The “Shelter-in-Place” market
It is hard to believe that in three short months we have gone from hearing about a strange virus emerging in China and seeing news accounts of that country’s seemingly draconian steps to contain its spread, to now being faced with it in our own communities. The virus will have significant and far-reaching ramifications for years to come, affecting government policy, politics, social behavior, economics, business and capital markets. What have been some of the recent effects, and will these be long-lasting factors for investors to consider?
The preliminary estimate of GDP for the first quarter indicated the economy declined at a 4.8% annual rate, heralding the start of a recession. The most striking impact has been on the labor market, as more than 26 million unemployment claims have been made in just the last five weeks—a weekly average of approximately 5.3 million. These disturbing numbers are in stark contrast to the roughly 220,000 average weekly claims recorded over many previous years. Employment, income and consumer spending are the key drivers to the U.S. economy. As the economy slowly reopens on a state-by-state basis, employment levels will take a long time to recover, thus diminishing final demand for goods and services for some time to come.

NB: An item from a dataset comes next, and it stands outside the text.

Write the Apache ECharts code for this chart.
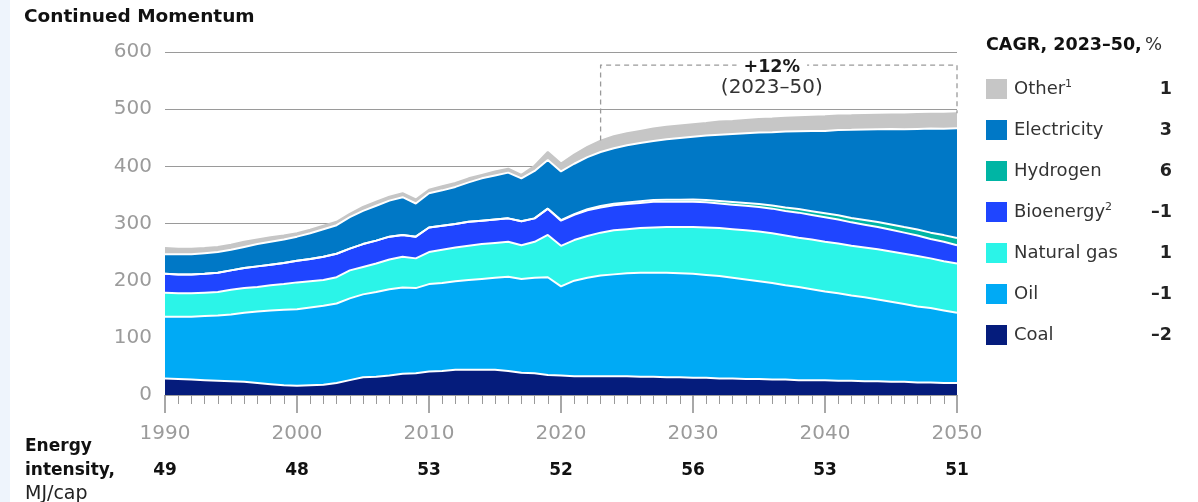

With final demand suppressed, corporations will be reluctant to make significant investments to grow or improve their businesses. This issue is magnified given the relatively high level of debt that corporations collectively have taken over the previous long expansion. Fortunately, the interest cost to service this debt is at historically low levels, while the banking system and bond market have been willing to provide long-term funding. It’s also expected that corporations will significantly curtail stock buyback activity. Corporations had been the single biggest buyer of their own stocks over the past few years, which helped to propel prices higher.
The federal government has quickly responded to this crisis. The Federal Reserve has opened its extensive monetary “tool box” to keep the “monetary plumbing” of the economy running in an orderly manner, while Congress has also stepped in to provide unprecedented fiscal support to individual citizens and businesses. These programs are not “stimulus” measures as compared to past government initiatives, but they are intended to be a financial bridge until the economy fully reopens. The cost of this bridge is significant; the government will have to issue trillions of dollars in debt for the foreseeable future. The long-term implications of this huge ramp up in federal borrowing, along with extremely accommodative Federal Reserve policy, is difficult to ascertain. Conventional economics would indicate the potential for higher inflation and higher interest rates in the long term. However, these are not conventional times. High levels of unemployment, excess productive capacity globally, collapsing commodity prices (especially oil) and diminished private sector borrowing demand are powerful countervailing forces to higher inflation.
What are the implications of this economic and policy backdrop for the capital markets?
A sudden and sharp decline in the economy and aggressive policy responses have pushed yields on U.S. treasury bonds down to levels previously unthinkable, with most treasury securities yielding under 1%. Yields on corporate bonds have now stabilized, but in a wide range, depending on credit quality; from 2% for high-quality borrowers to 10%-plus for high-risk borrowers. With inflation trending down in the near term and the Federal Reserve doing everything it can to support markets, interest rates are expected to remain low for quite some time. Although rates are low, credit spreads are very wide, providing meaningful income relative to inflation. With investor cash levels very high and earning inconsequential yields in money market funds, and foreign bond markets at negative yields, expect the demand for incremental yield to resume. A well-diversified portfolio of bonds will remain a key component of an investor’s asset mix. For investors in higher tax brackets, municipal bond yields are compelling, particularly given the very real possibility of tax rate increases to help offset budget deficits in future years.
The stock market’s surprising rally since the end of March has been powerful, yet also instructive. Once again, the broad market’s 30% rally from its bear market low illustrates the overwhelming influence of Federal Reserve policy actions and historically low interest rates. Flooding the market with liquidity, as the Fed has done, almost always results in stronger stock and bond markets.
The accompanying chart shows how much stronger this rally off a bear market low has been, compared to market behavior during the Great Financial Crisis. Obviously, massive government response has been a main near-term driver. However, two key longer-term changes in the environment have been key as well. 1) Banking system reforms since 2008 have proven to be helpful in that the system is much better positioned to weather this shock. In fact, it is now a key agent in distributing government cash to citizens and low-interest loans to business. Banking is now part of the solution, not part of the problem. 2) Technology stocks, which have become much more pervasive in the economy and are dominant components of the market, are less prone to traditional business cycle swings. In short, many of these technology business models are well positioned for a “shelter-in-place” economy. Consequently, many technology stocks have been less affected than other sectors of the market. In fact, the NASDAQ Index, which is dominated by technology companies, is now only down 1% since the beginning of the year, as compared with a 13% decline in the Dow Jones Industrial Index.